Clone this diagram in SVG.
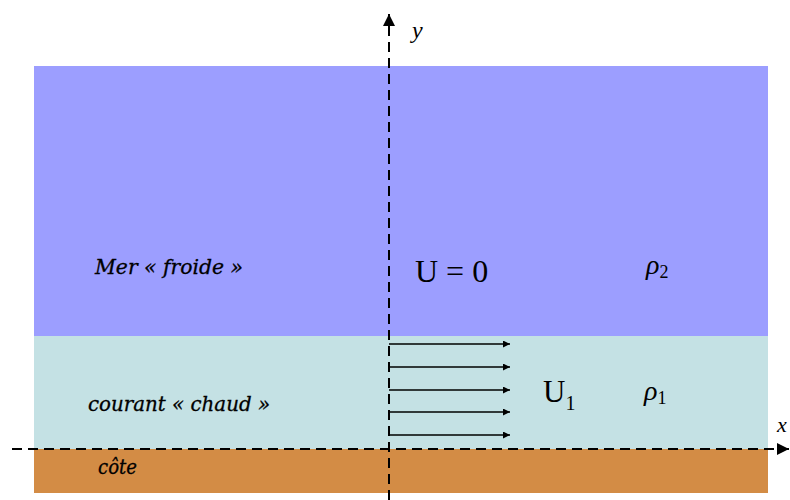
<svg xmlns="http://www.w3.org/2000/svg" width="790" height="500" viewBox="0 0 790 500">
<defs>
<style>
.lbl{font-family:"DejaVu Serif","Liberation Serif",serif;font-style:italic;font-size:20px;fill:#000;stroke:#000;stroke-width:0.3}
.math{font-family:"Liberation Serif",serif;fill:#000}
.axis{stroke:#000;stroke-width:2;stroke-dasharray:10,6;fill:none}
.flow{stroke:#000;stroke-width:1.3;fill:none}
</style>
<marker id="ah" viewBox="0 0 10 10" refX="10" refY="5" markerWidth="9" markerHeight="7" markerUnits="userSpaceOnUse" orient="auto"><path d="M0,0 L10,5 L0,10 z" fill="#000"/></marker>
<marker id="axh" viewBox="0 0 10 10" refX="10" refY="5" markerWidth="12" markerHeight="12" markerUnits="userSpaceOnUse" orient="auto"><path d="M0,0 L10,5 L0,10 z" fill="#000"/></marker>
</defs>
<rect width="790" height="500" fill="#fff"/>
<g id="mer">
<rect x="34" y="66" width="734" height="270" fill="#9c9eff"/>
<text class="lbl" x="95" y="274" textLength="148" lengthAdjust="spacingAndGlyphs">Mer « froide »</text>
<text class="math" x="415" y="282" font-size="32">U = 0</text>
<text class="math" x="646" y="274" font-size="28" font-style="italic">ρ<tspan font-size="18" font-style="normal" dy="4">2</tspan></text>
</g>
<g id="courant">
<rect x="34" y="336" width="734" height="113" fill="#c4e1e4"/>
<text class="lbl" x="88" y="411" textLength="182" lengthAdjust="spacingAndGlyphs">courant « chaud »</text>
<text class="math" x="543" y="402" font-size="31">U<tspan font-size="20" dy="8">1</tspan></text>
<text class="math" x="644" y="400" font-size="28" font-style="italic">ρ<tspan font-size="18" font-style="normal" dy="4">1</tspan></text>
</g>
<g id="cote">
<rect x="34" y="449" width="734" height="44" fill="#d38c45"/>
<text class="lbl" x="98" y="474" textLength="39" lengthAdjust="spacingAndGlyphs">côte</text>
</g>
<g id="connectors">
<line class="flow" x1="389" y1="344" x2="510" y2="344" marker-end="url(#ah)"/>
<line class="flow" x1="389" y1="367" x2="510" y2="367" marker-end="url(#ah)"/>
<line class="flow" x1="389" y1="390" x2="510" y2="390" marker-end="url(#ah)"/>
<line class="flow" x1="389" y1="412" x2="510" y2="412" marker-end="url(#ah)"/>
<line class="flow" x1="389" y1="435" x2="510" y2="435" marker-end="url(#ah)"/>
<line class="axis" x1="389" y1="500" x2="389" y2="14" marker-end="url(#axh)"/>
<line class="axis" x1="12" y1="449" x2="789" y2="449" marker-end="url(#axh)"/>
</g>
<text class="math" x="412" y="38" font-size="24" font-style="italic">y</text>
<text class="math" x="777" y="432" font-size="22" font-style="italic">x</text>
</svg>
--------------------------------------------------
Work required | Reproduce the full listing above verbatim, with no pictures included.

Finished answer |
Clone this diagram in SVG.
<svg xmlns="http://www.w3.org/2000/svg" width="790" height="500" viewBox="0 0 790 500">
<defs>
<style>
.lbl{font-family:"DejaVu Serif","Liberation Serif",serif;font-style:italic;font-size:20px;fill:#000;stroke:#000;stroke-width:0.3}
.math{font-family:"Liberation Serif",serif;fill:#000}
.axis{stroke:#000;stroke-width:2;stroke-dasharray:10,6;fill:none}
.flow{stroke:#000;stroke-width:1.3;fill:none}
</style>
<marker id="ah" viewBox="0 0 10 10" refX="10" refY="5" markerWidth="9" markerHeight="7" markerUnits="userSpaceOnUse" orient="auto"><path d="M0,0 L10,5 L0,10 z" fill="#000"/></marker>
<marker id="axh" viewBox="0 0 10 10" refX="10" refY="5" markerWidth="12" markerHeight="12" markerUnits="userSpaceOnUse" orient="auto"><path d="M0,0 L10,5 L0,10 z" fill="#000"/></marker>
</defs>
<rect width="790" height="500" fill="#fff"/>
<g id="mer">
<rect x="34" y="66" width="734" height="270" fill="#9c9eff"/>
<text class="lbl" x="95" y="274" textLength="148" lengthAdjust="spacingAndGlyphs">Mer « froide »</text>
<text class="math" x="415" y="282" font-size="32">U = 0</text>
<text class="math" x="646" y="274" font-size="28" font-style="italic">ρ<tspan font-size="18" font-style="normal" dy="4">2</tspan></text>
</g>
<g id="courant">
<rect x="34" y="336" width="734" height="113" fill="#c4e1e4"/>
<text class="lbl" x="88" y="411" textLength="182" lengthAdjust="spacingAndGlyphs">courant « chaud »</text>
<text class="math" x="543" y="402" font-size="31">U<tspan font-size="20" dy="8">1</tspan></text>
<text class="math" x="644" y="400" font-size="28" font-style="italic">ρ<tspan font-size="18" font-style="normal" dy="4">1</tspan></text>
</g>
<g id="cote">
<rect x="34" y="449" width="734" height="44" fill="#d38c45"/>
<text class="lbl" x="98" y="474" textLength="39" lengthAdjust="spacingAndGlyphs">côte</text>
</g>
<g id="connectors">
<line class="flow" x1="389" y1="344" x2="510" y2="344" marker-end="url(#ah)"/>
<line class="flow" x1="389" y1="367" x2="510" y2="367" marker-end="url(#ah)"/>
<line class="flow" x1="389" y1="390" x2="510" y2="390" marker-end="url(#ah)"/>
<line class="flow" x1="389" y1="412" x2="510" y2="412" marker-end="url(#ah)"/>
<line class="flow" x1="389" y1="435" x2="510" y2="435" marker-end="url(#ah)"/>
<line class="axis" x1="389" y1="500" x2="389" y2="14" marker-end="url(#axh)"/>
<line class="axis" x1="12" y1="449" x2="789" y2="449" marker-end="url(#axh)"/>
</g>
<text class="math" x="412" y="38" font-size="24" font-style="italic">y</text>
<text class="math" x="777" y="432" font-size="22" font-style="italic">x</text>
</svg>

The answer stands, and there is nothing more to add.